Het gaat hier om situaties waarin een boete is opgelegd van 100% van het benadelingsbedrag of wanneer deze boete is opgelegd voor de duur van 24 maanden.
In deze gevallen is er op grond van de Wet aanscherping handhaving en sanctiebeleid SZW-wetgeving (Fraudewet) aantoonbaar sprake van opzet.
De termijn van 24 maanden betrekt zich in beginsel op bijstandsgerechtigden. De CRvB (Centrale Raad van Beroep) geeft een concrete invulling van de manier waarop de draagkracht van belanghebbende moet worden betrokken bij de hoogte van het boetebedrag [ECLI:NL:CRVB:2016:12] . De CRvB beoordeelt of de boete evenredig is gelet op de draagkracht van de overtreder. Bijstandsgerechtigden hebben slechts een beperkte draagkracht. De CRvB vindt dat na de bepaling van het uitgangsbedrag de uiteindelijke hoogte van een boete zodanig moet worden vastgesteld, dat deze binnen een redelijke termijn kan worden voldaan. Anders zou een betrokkene zeer langdurig moeten leven op het absolute minimum. De CRvB gaat uit van een maximale termijn van twee jaar als uitgangspunt in gevallen waar er sprake is van opzet. Door de CRcB wordt ervan uitgegaan dat het volledige bedrag van het inkomen boven de beslagvrije voet volledig beschikbaar is of wordt gebruikt voor het betalen van de boete.
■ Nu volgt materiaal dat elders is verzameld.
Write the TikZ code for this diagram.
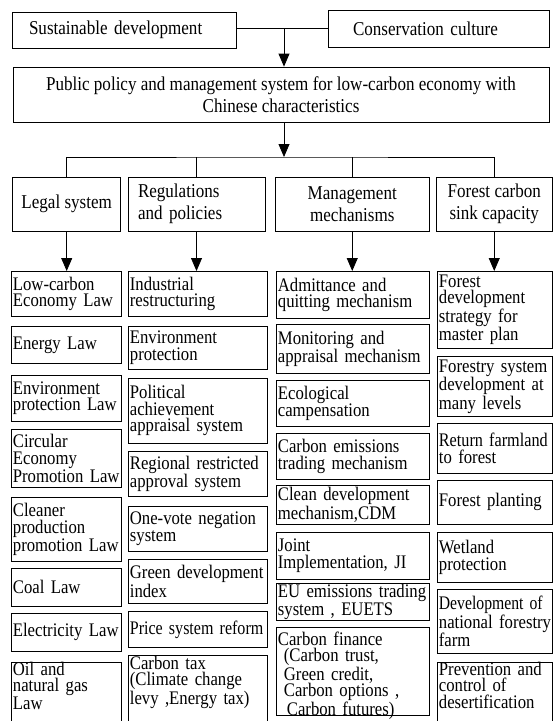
\documentclass[tikz,border=0pt]{standalone}
\usepackage{fontspec}
\usepackage{graphicx}
\setmainfont{Liberation Serif}[FakeStretch = 0.87]
\usetikzlibrary{arrows.meta}

% Tight leaf text: no hyphens, narrow word spaces.
\newcommand{\leaffont}{%
    \fontsize{19.2}{16.5}\selectfont
    \hyphenpenalty = 10000 \exhyphenpenalty = 10000
    \spaceskip = 3.8pt\relax}

\begin{document}
\begin{tikzpicture}[%
        x = 1pt,
        y = -1pt,
        line width = 0.8pt,
        > = {Triangle[width = 11pt, length = 13pt]},
        headbox/.style = {%
            draw,
            inner sep = 0pt,
            align = center,
            font = \fontsize{19.6}{22}\selectfont
        },
        leafbox/.style = {%
            draw,
            anchor = north west,
            align = left,
            inner xsep = 1.5pt,
            inner ysep = 0pt,
            font = \leaffont
        },
        openbox/.style = {%
            text height = #1,
            text depth = 70pt
        },
        legalcol/.style = {leafbox, text width = 107pt},
        rulecol/.style = {leafbox, text width = 136pt},
        mechcol/.style = {leafbox, text width = 150pt},
        sinkcol/.style = {leafbox, text width = 112pt}
    ]

        % Fix the frame of the picture and cut the open boxes at its foot.
        \useasboundingbox (0, 0) rectangle (553, 721);
        \clip (0, 0) rectangle (553, 721);

        % The two sources on top and the system they lead to.
        \node[headbox, align = left, text width = 190pt, inner xsep = 17pt,
            minimum height = 36pt] (sust) at (124, 30) {Sustainable development};
        \node[headbox, align = left, text width = 171pt, inner xsep = 25pt,
            minimum height = 37pt] (cons) at (438.5, 28.5) {Conservation culture};
        \node[headbox, minimum width = 536pt, minimum height = 55pt] (public)
            at (281, 94.5) {Public policy and management system for low-carbon economy with\\
            Chinese characteristics};

        \coordinate (join) at (284, 28);
        \coordinate (bus) at (284, 157);
        \draw (sust.east |- join) to (cons.west |- join);
        \draw[->] (join) to (join |- public.north);
        \draw[->] (public.south -| bus) to (bus);

        % The four branches.
        \node[headbox, minimum width = 108pt, minimum height = 54pt] (legal)
            at (66.7, 204) {Legal system};
        \node[headbox, align = left, text width = 117pt, inner xsep = 10pt,
            minimum height = 54pt] (regs) at (196.5, 204) {Regulations\\and policies};
        \node[headbox, minimum width = 154.5pt, minimum height = 54pt] (mgmt)
            at (352.25, 204) {Management\\mechanisms};
        \node[headbox, minimum width = 115.5pt, minimum height = 54pt] (forest)
            at (494.25, 204) {Forest carbon\\sink capacity};

        \draw (legal.north) |- (bus) -| (forest.north);
        \draw (regs.north) to (regs.north |- bus);
        \draw (mgmt.north) to (mgmt.north |- bus);

        % Legal system column.
        \node[legalcol, minimum height = 45pt] (lowlaw) at (11, 271) {Low-carbon\\Economy~Law};
        \node[legalcol, minimum height = 37pt] (energy) at (11, 326) {Energy~Law};
        \node[legalcol, minimum height = 46pt] (envlaw) at (11, 375) {Environment\\protection~Law};
        \node[legalcol, minimum height = 58pt] (circular) at (11, 429) {Circular\\Economy\\Promotion~Law};
        \node[legalcol, minimum height = 64pt] (cleaner) at (11, 497) {Cleaner\\production\\promotion~Law};
        \node[legalcol, minimum height = 38pt] (coal) at (11, 568) {Coal~Law};
        \node[legalcol, minimum height = 38pt] (electric) at (11, 613) {Electricity~Law};
        \node[legalcol, openbox = 13pt] (oilgas) at (11, 662) {Oil~and\\natural~gas\\Law};

        % Regulations and policies column.
        \node[rulecol, minimum height = 45pt] (industry) at (128, 271) {Industrial\\restructuring};
        \node[rulecol, minimum height = 43pt] (envprot) at (128, 326) {Environment\\protection};
        \node[rulecol, minimum height = 65pt] (political) at (128, 378) {Political\\achievement\\appraisal~system};
        \node[rulecol, minimum height = 45pt] (regional) at (128, 451) {Regional~restricted\\approval~system};
        \node[rulecol, minimum height = 45pt] (onevote) at (128, 506) {One-vote~negation\\system};
        \node[rulecol, minimum height = 44pt] (green) at (128, 559) {Green~development\\index};
        \node[rulecol, minimum height = 36pt] (price) at (128, 611) {\scalebox{0.96}[1]{Price system reform}};
        \node[rulecol, openbox = 14pt] (carbontax) at (128, 655) {Carbon~tax\\(Climate~change\\levy~,Energy~tax)};

        % Management mechanisms column.
        \node[mechcol, minimum height = 47pt] (admit) at (276, 271) {Admittance~and\\quitting~mechanism};
        \node[mechcol, minimum height = 49pt] (monitor) at (276, 324) {Monitoring~and\\appraisal~mechanism};
        \node[mechcol, minimum height = 46pt] (ecology) at (276, 380) {Ecological\\campensation};
        \node[mechcol, minimum height = 46pt] (emission) at (276, 433) {Carbon~emissions\\trading~mechanism};
        \node[mechcol, minimum height = 39pt] (cdm) at (276, 485) {Clean~development\\mechanism,CDM};
        \node[mechcol, minimum height = 47pt] (joint) at (276, 532) {Joint\\Implementation,~JI};
        \node[mechcol, minimum height = 37pt] (euets) at (276, 583) {EU~emissions~trading\\system~,~EUETS};
        \node[mechcol, openbox = 18pt] (finance) at (276, 627) {Carbon~finance\\
            \hspace*{6pt}(Carbon~trust,\\\hspace*{6pt}Green~credit,\\
            \hspace*{6pt}Carbon~options~,\\\hspace*{9pt}Carbon~futures)};

        % Forest carbon sink capacity column.
        \node[sinkcol, minimum height = 77pt] (strategy) at (437, 271) {Forest\\development\\strategy~for\\master~plan};
        \node[sinkcol, minimum height = 60pt] (forestry) at (437, 356) {Forestry~system\\development~at\\many~levels};
        \node[sinkcol, minimum height = 50pt] (farmland) at (437, 423) {\scalebox{0.97}[1]{Return farmland}\\to~forest};
        \node[sinkcol, minimum height = 44pt] (planting) at (437, 480) {Forest~planting};
        \node[sinkcol, minimum height = 50pt] (wetland) at (437, 532) {Wetland\\protection};
        \node[sinkcol, minimum height = 64pt] (national) at (437, 589) {\scalebox{0.94}[1]{Development of}\\national~forestry\\farm};
        \node[sinkcol, openbox = 13pt] (desert) at (437, 662) {Prevention~and\\control~of\\desertification};

        % Arrows from each branch to the head of its column.
        \foreach \branch/\leaf in {legal/lowlaw, regs/industry, mgmt/admit, forest/strategy}
            \draw[->] (\branch.south) to (\branch.south |- \leaf.north);
    \end{tikzpicture}
\end{document}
De beslagvrije voet is gesteld op 90% van het minimuminkomen; met eventuele andere verplichtingen wordt geen rekening gehouden (of iemand nog andere schulden heeft, is dus niet van belang)
Artikel 11. Maximale afloscapaciteit en VTLB
De minnelijke schuldregeling wordt uitgevoerd binnen het kader van de Wgs (Wet gemeentelijke schuldsanering). Op pagina 11 MvT Wgs besteedt de regering apart aandacht aan de vaststelling van de afloscapaciteit van een cliënt met een schuldregeling. De regering acht het zeer gewenst dat de Recofa-methode ook geldt bij de gemeentelijke schuldhulpverlening. Een gebruikelijke methode om de afloscapaciteit vast te stellen is de Recofamethode. Dit is de methode die is ontwikkeld en wordt onderhouden door de werkgroep rekenmethode vrij te laten bedrag van Recofa. Recofa is de werkgroep rechter-commissarissen in faillissementen (de Recofamethode geldt ingeval van toepassing van de Wsnp). Voor de vaststelling van de hoogte van het VTLB bij minnelijke schuldregelingen in Emmen, is het VTLB-rapport (Recofamethode) van Recofa leidend, overeenkomstig MvT Wgs en de voorwaarden voor het lidmaatschap Nederlandse vereniging voor volkskrediet (NVVK; Toetsingskader, pagina 6) . De rekenmethode VTLB van Recofa wordt elk half jaar geactualiseerd. Resumerend: De minnelijke schuldregeling wordt uitgevoerd binnen het kader van de Wgs. In de MvT Wgs is weergegeven dat de regering het zeer gewenst vindt bij de vaststelling van het VTLB de Recofamethode te handteren. Als lid van de NVVK verklaren wij dat de berekening van het VTLB plaatsvindt volgens de Recofamethode.
Artikel 12. Hardheidsclausule en onvoorziene omstandigheden
Op basis van dit artikel kan in een individueel geval de hardheidsclausule worden toegepast die het mogelijk maakt voor de belanghebbende ten gunste af te wijken van hetgeen in de beleidsregels is vastgelegd. Hierbij moet worden getoetst aan de algemene normen van redelijkheid en billijkheid. Het moet hierbij nadrukkelijk gaan om uitzonderingssituaties. Toepassing van de hardheidsclausule dient altijd zorgvuldig afgewogen en goed gemotiveerd te worden.